To the extent that Mehanna’s alleged crimes amount to pure advocacy, even of violence against the government and of terrorism, his speech is protected by the First Amendment. As Carney says, “We can hold onto these views, and we can speak them, even if it’s what upsets the United States government. It’s what makes the United States so great, so strong, and so free.”

I find it shocking that Chakravarty read to the jury an ode Mehanna allegedly wrote to commemorate the terrorist attacks of 9/11. If that isn’t protected speech, well, I don’t know what is. It’s the speech we find most loathsome that is in the greatest need of protection. Keep that in mind as this case moves forward.

First Amendment rights and wrongs

In an effort to respect the First Amendment‘s guarantee of freedom of religion, the Upton selectmen have given short shrift to another provision of the First Amendment: “the right of the people peaceably to assemble.”

According to Jessica Heslam of the Boston Herald, the selectmen recently voted to reject a request by local Catholics to hold a “rosary rally” on the town common, citing the separation of church and state.
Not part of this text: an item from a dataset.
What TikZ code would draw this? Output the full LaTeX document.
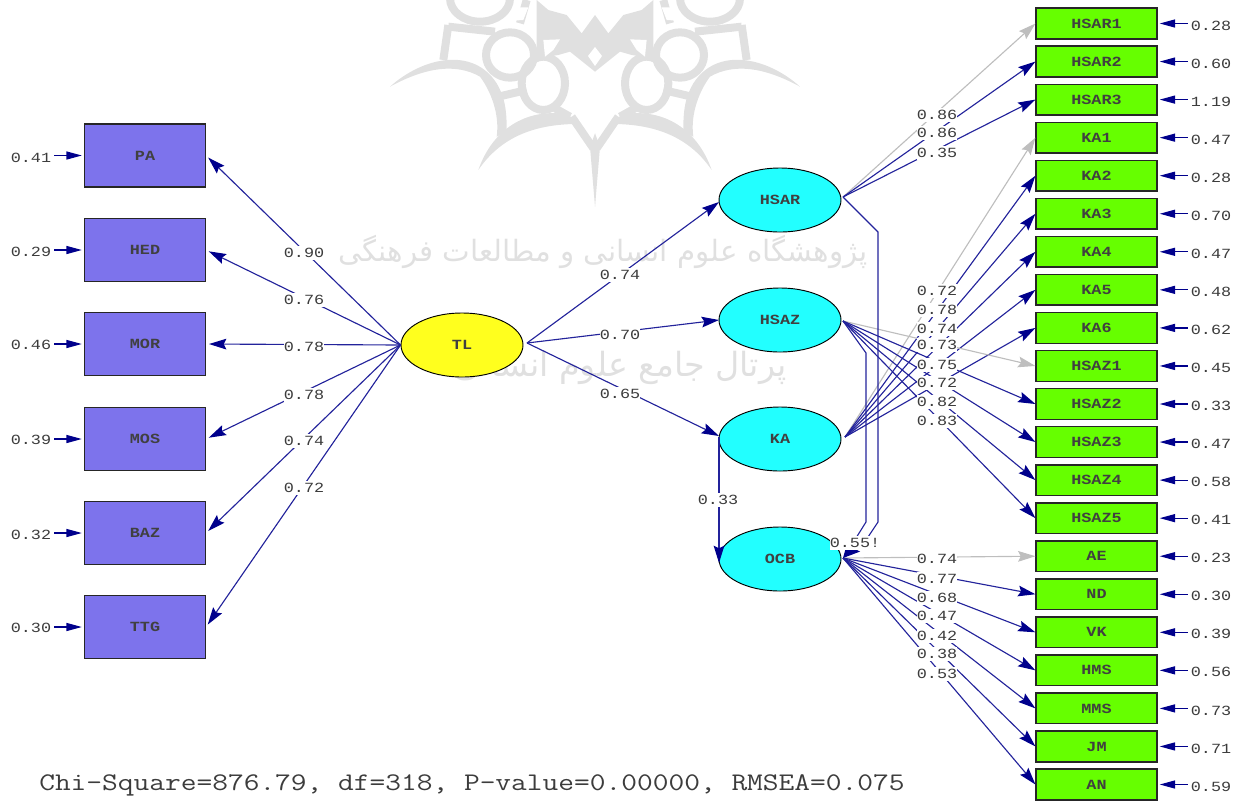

But as noted civil-liberties lawyer and Friend of Media Nation Harvey Silverglate tells Heslam, there is no constitutional problem with allowing a prayer rally on public property as long as other groups are accorded the same right of access. Another civil-liberties lawyer, Chester Darling, goes further, saying, “Those selectmen belong in federal court.”
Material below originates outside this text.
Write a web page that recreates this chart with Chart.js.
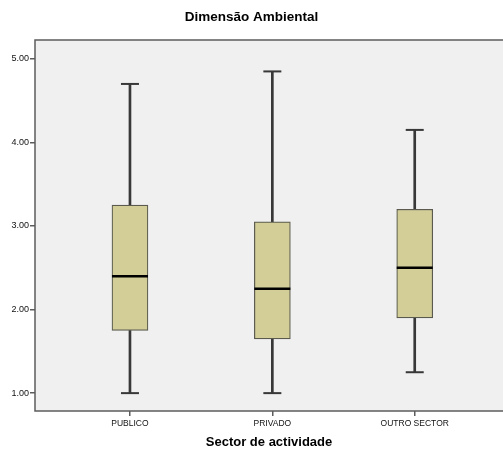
<!DOCTYPE html>
<html>
<head>
<meta charset="utf-8">
<script src="https://cdn.jsdelivr.net/npm/chart.js@4/dist/chart.umd.min.js"></script>
<style>
  body { margin: 0; background: #fff; overflow: hidden; }
</style>
</head>
<body>
<canvas id="myChart" width="503" height="449"></canvas>
<script>
// datos
const sectores = ['PUBLICO', 'PRIVADO', 'OUTRO SECTOR'];
const minimos  = [1.00, 1.00, 1.25];
const q1       = [1.75, 1.65, 1.90];
const medianas = [2.40, 2.25, 2.50];
const q3       = [3.25, 3.05, 3.20];
const maximos  = [4.70, 4.85, 4.15];
const yTicks   = [1, 2, 3, 4, 5];

const fuente = "'Liberation Sans', Arial, sans-serif";

var cajas = [], bigoteAbajo = [], bigoteArriba = [], topes = [], meds = [];
for (var i = 0; i < sectores.length; i++) {
  cajas.push({x: i + 1, y: [q1[i], q3[i]]});
  bigoteAbajo.push({x: i + 1, y: [minimos[i], q1[i]]});
  bigoteArriba.push({x: i + 1, y: [q3[i], maximos[i]]});
  topes.push({x: i + 1, y: minimos[i]});
  topes.push({x: i + 1, y: maximos[i]});
  meds.push({x: i + 1, y: medianas[i]});
}

// fondo gris y marco del area
const marco = {
  id: 'marco',
  beforeDatasetsDraw(chart) {
    const a = chart.chartArea, c = chart.ctx;
    c.save();
    c.fillStyle = '#f0f0f0';
    c.fillRect(a.left, a.top, a.right - a.left, a.bottom - a.top);
    c.strokeStyle = '#5c5c5c';
    c.lineWidth = 1.5;
    c.beginPath();
    c.moveTo(a.right + 2, a.top);
    c.lineTo(a.left, a.top);
    c.lineTo(a.left, a.bottom);
    c.lineTo(a.right + 2, a.bottom);
    c.stroke();
    c.restore();
  }
};

const ctx = document.getElementById('myChart');
new Chart(ctx, {
  type: 'bar',
  data: {
    datasets: [
      { type: 'bar', data: bigoteAbajo, backgroundColor: '#383838', barThickness: 2, grouped: false, order: 3 },
      { type: 'bar', data: bigoteArriba, backgroundColor: '#383838', barThickness: 2, grouped: false, order: 3 },
      { type: 'bar', data: cajas, backgroundColor: '#d3ce97', borderColor: '#5a5a4e',
        borderWidth: 1.2, borderSkipped: false, barThickness: 36, grouped: false, order: 2 },
      { type: 'scatter', data: topes, pointStyle: 'line', radius: 9, borderColor: '#383838',
        borderWidth: 2, order: 1 },
      { type: 'scatter', data: meds, pointStyle: 'line', radius: 18, borderColor: '#000',
        borderWidth: 2.5, order: 0 }
    ]
  },
  options: {
    responsive: false,
    animation: false,
    layout: { padding: 0, autoPadding: false },
    plugins: {
      legend: { display: false },
      tooltip: { enabled: false },
      title: {
        display: true,
        text: 'Dimensão Ambiental',
        color: '#000',
        font: { family: fuente, size: 13.5, weight: 'bold', lineHeight: 1.2 },
        padding: { top: 9, bottom: 14.8 }
      }
    },
    scales: {
      x: {
        type: 'linear',
        min: 0.333,
        max: 3.62,
        offset: false,
        afterBuildTicks: function(s) { s.ticks = [1, 2, 3].map(function(v) { return {value: v}; }); },
        afterFit: function(s) { s.height = 38; s.paddingLeft = 0; s.paddingRight = 0; },
        ticks: {
          color: '#111',
          font: { family: fuente, size: 8.5 },
          padding: 3,
          maxRotation: 0,
          autoSkip: false,
          callback: function(v) { return sectores[v - 1]; }
        },
        grid: { offset: false, drawOnChartArea: false, drawTicks: true, tickLength: 5, color: '#5c5c5c', lineWidth: 1.5 },
        border: { display: false },
        title: {
          display: true,
          text: 'Sector de actividade',
          color: '#000',
          font: { family: fuente, size: 13, weight: 'bold', lineHeight: 1 },
          padding: { top: 4, bottom: 0 }
        }
      },
      y: {
        type: 'linear',
        min: 0.786,
        max: 5.226,
        afterBuildTicks: function(s) { s.ticks = yTicks.map(function(v) { return {value: v}; }); },
        afterFit: function(s) { s.width = 35; },
        ticks: {
          color: '#111',
          font: { family: fuente, size: 9 },
          padding: 1,
          callback: function(v) { return v.toFixed(2); }
        },
        grid: { drawOnChartArea: false, drawTicks: true, tickLength: 5, color: '#5c5c5c', lineWidth: 1.5 },
        border: { display: false }
      }
    }
  },
  plugins: [marco]
});
</script>
</body>
</html>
Prediction: The selectmen are going to change their minds.

Update, Oct. 28: Well, that was fast.

Globe warns Occupy Boston on trademark

The Boston Globe is trying to stop the Occupy Boston demonstrators from using the paper’s name in its own publication, according to Metro Boston reporter Steve Annear. The protesters are planning to start a paper called the Occupy Boston Globe, similar to the Occupied Wall Street Journal in New York. (David Carr of the New York Times wrote about that last week.)

“We do not condone the use of our trademark-protected name and logo by any organization,” Globe spokesman Bob Powers is quoted as telling Annear.

Surely, though, the Globe’s lawyers know the Occupy Boston folks are within their legal rights. The Globe’s trademark prevents a would-be competitor from coming in and starting a newspaper called the Boston Globe. By contrast, the name “Occupy Boston Globe” is a parody of and a commentary on the Globe and on the media in general, expression that is protected by the First Amendment. A major consideration in trademark cases is whether readers might confuse the parody with the original. There doesn’t seem to be much chance of that.

Writing at BostInnovation, Lisa DeCanio reports that Occupy Boston Globe is trying to raise $8,000 to launch a daily and a full-color weekly, the latter of which would be published in English and Spanish. There’s already an online version of the paper, which in turn makes reference to a print edition. So maybe the presses have started to roll.

(Thanks to Greg Reibman, whose tweet alerted me to the Metro Boston story.)